Here's (http://www.aavso.org/vstar/vsots/1202.shtml) a detailed article on Mono V838 as published by AAVSO. Lots of good info.

JohnOwens
2004-Mar-06, 02:37 AM
It either emitted that dust, or, more likely, formed from the same cloud. I don't think the star has been around very long, but I don't know what type it is and I am too lazy right now to look it up.

I had the same thought, that the star might have formed from the cloud rather than emitted it, but the brief description on the hubblesite.org page (http://www.hubblesite.org/newscenter/newsdesk/archive/releases/2004/10/) described it as "an expanding halo of light around a distant star", which to me sounds like it's being blown off of the star after all. On the other hand, that limited description isn't much to go on. :-?

Ut
2004-Mar-06, 03:31 AM
I had the same thought, that the star might have formed from the cloud rather than emitted it, but the brief description on the hubblesite.org page (http://www.hubblesite.org/newscenter/newsdesk/archive/releases/2004/10/) described it as "an expanding halo of light around a distant star", which to me sounds like it's being blown off of the star after all. On the other hand, that limited description isn't much to go on. :-?

That's halo of light. Doesn't say anything about the origin of the dust.

What is a light echo, anyway? Is it caused by only a little bit of the light being scattered? Assuming the dust to be surrounding the star, we can see through it. But in order to see what we do, there must be enough light reflecting off the dust and toward us. These to ideas are sort of conflicting for me.

Superluminal
2004-Mar-06, 03:43 AM
Post that over at GLP, and tell them it's the planet killer from Star Trek coming to get them, and that the little stars a all that's left of planet X. :P

gethen
2004-Mar-06, 04:32 AM
What the heck is this?


An object of incredible beauty, that's what. I saw this pic this a.m. on APOD and thought it one of the most beautiful astrophotos ever taken. VanGogh should be so lucky as to have painted something so spectacular.

dgruss23
2004-Mar-06, 01:01 PM
Tim Thompson (http://www.badastronomy.com/phpBB/viewtopic.php?t=4770&highlight=v838) has an outstanding web page on it.

newt
2004-Mar-07, 03:20 PM
This Spaceflightnow article has pics showing the expanding cloud over the past two years:

http://spaceflightnow.com/news/n0403/04spaceart/

Cheers. Newt.

ToSeek
2005-Feb-03, 05:53 PM
http://imgsrc.hubblesite.org/hu/db/2005/02/images/a/formats/web.jpg

Light Continues to Echo Three Years After Stellar Outburst (http://www.spaceref.com/news/viewpr.html?pid=16052)
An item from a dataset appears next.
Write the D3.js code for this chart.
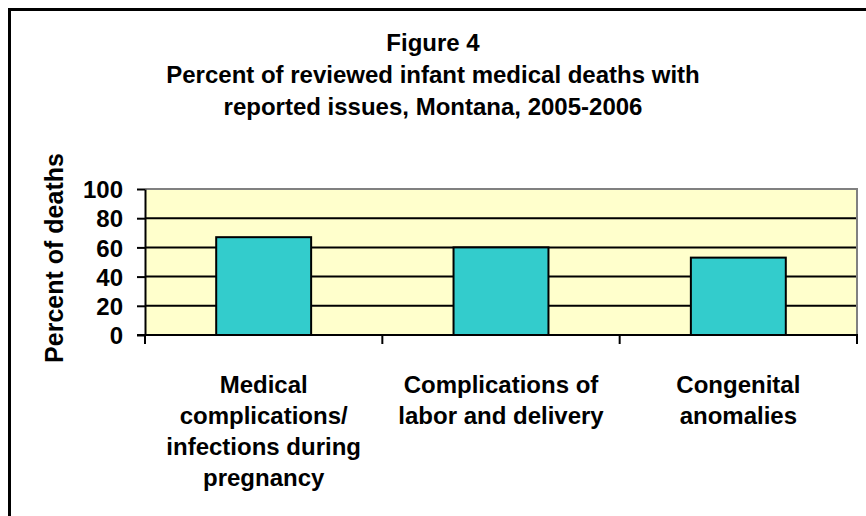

The Hubble Space Telescope's latest image of the star V838 Monocerotis (V838 Mon) reveals dramatic changes in the illumination of surrounding dusty cloud structures. The effect, called a light echo, has been unveiling never-before-seen dust patterns ever since the star suddenly brightened for several weeks in early 2002.

Argos
2005-Feb-03, 06:29 PM
Beautiful. The problem with extreme image enhancement is that the public is led to believe that those things are solid. Try to explain the average joe that there´s very little matter there... :roll:

Kristophe
2005-Feb-03, 06:32 PM
Yeah, but if they were solid, we wouldn't be able to see them like this. The light is coming from inside the shell. A solid shell would block all of the light.

Argos
2005-Feb-03, 06:35 PM
Yes, but one could say that the stars on the foreground and around the shell illuminate the scene. :)

Kullat Nunu
2005-Feb-03, 06:39 PM
Quick brain teaser:

How it is possible that the V838 Monocerotis light echo has already an apparent radius of well over 6 light years even if the outburst happened only three years ago?

http://imgsrc.hubblesite.org/hu/db/2005/02/images/b/formats/compass_web.jpg

:)

Grey
2005-Feb-03, 07:17 PM
Quick brain teaser:

How it is possible that the V838 Monocerotis light echo has already an apparent radius of well over 6 light years even if the outburst happened only three years ago?

:)
I know! In fact, working out the numbers, that actually sounds just about right. Think for example about the light that was emitted in a cone at an angle of 45 degrees around our line of sight. After about eight and a half years, this forms a ring six light years in diameter, and some of this light may be scattered toward Earth to be seen. But this ring is also six light years closer to us than the star itself. The travel time for this light is therefore six years shorter, and so it arrives only two and a half years after the light from the initial burst (the eight and a half years between the two events, less the six years travel time difference for the light). This sort of phenomenon has also been responsible for jets from quasars appearing to travel at superluminal speeds.

Kullat Nunu
2005-Feb-03, 08:26 PM
That's the right answer. :)

Kullat Nunu
2005-Feb-03, 08:35 PM
A recent paper (http://arxiv.org/abs/astro-ph/0501604) in arXiv.org offers one solution to the enigma of V838 Monocerotis:


...Comparison with theoretical isochrones suggests an age of 4 million year for the system and a mass around 65 M(sun) for the progenitor of the outbursting component, which at the time of the outburst was approaching the Carbon ignition stage in its core. The 2002 event is probably just a shell thermonuclear event in the outer envelope of the star.